Alan ‘Ace’ Greenberg, Bear Stearns leader during rise, peak and fall, dies

Alan “Ace” Greenberg, the former CEO of Bear Stearns, has died at age 86 of complications from cancer, his family said. Greenberg was at the helm of Bear Stearns when the 85 year-old bank collapsed in 2008 and was eventually sold to JP Morgan for $10 a share (the stock traded at $170 a share in 2007). He started at the firm as a clerk in the 1940s. His domination of the bank started in 1978, and he became known for his obsession with card games and magic tricks (which he would perform for kids). He loved cigars and exotic travel that had him hunting big game and swimming with sharks.

He was always very quick on the phone but everything he said was very meaningful. He was an iconic Wall Street leader and had a huge impact.

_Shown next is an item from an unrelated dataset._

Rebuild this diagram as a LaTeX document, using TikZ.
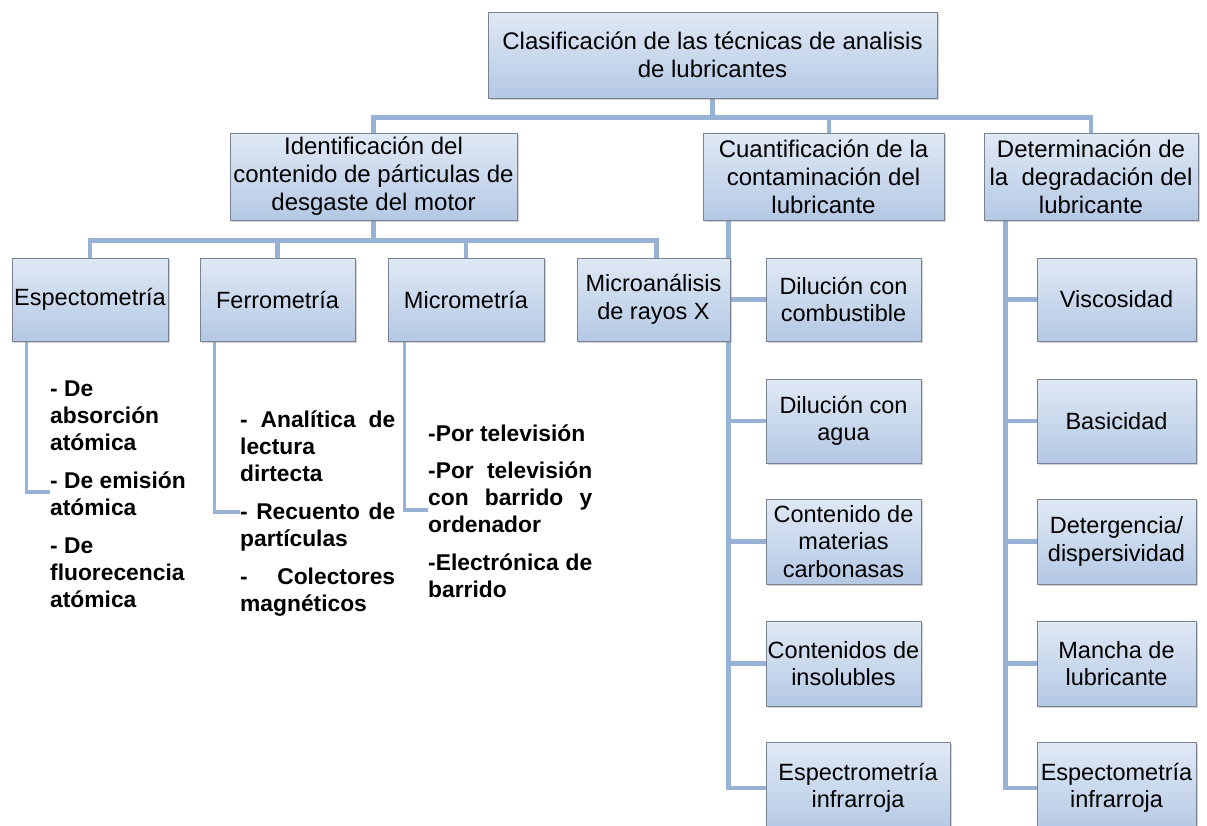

Jason Ader, of SpringOwl Asset Management

When Bear fell apart, most of the firm’s 14,000 employees lost their jobs and many lost their life savings. Greenberg, however, steadily cashed out before 2007 and emerged virtually unscathed by the 2008 collapse. When Bear fell, it was under capitalized and over extended with billions of dollars of basically worthless mortgage securities. JPMorgan Chase, with support from the Federal Reserve, acquired it for $270 million. In the deal, Greenberg was able to command a lucrative trading deal for himself. The collapse spawned a Greenberg memoir as well as a bevy of books about the Great Recession.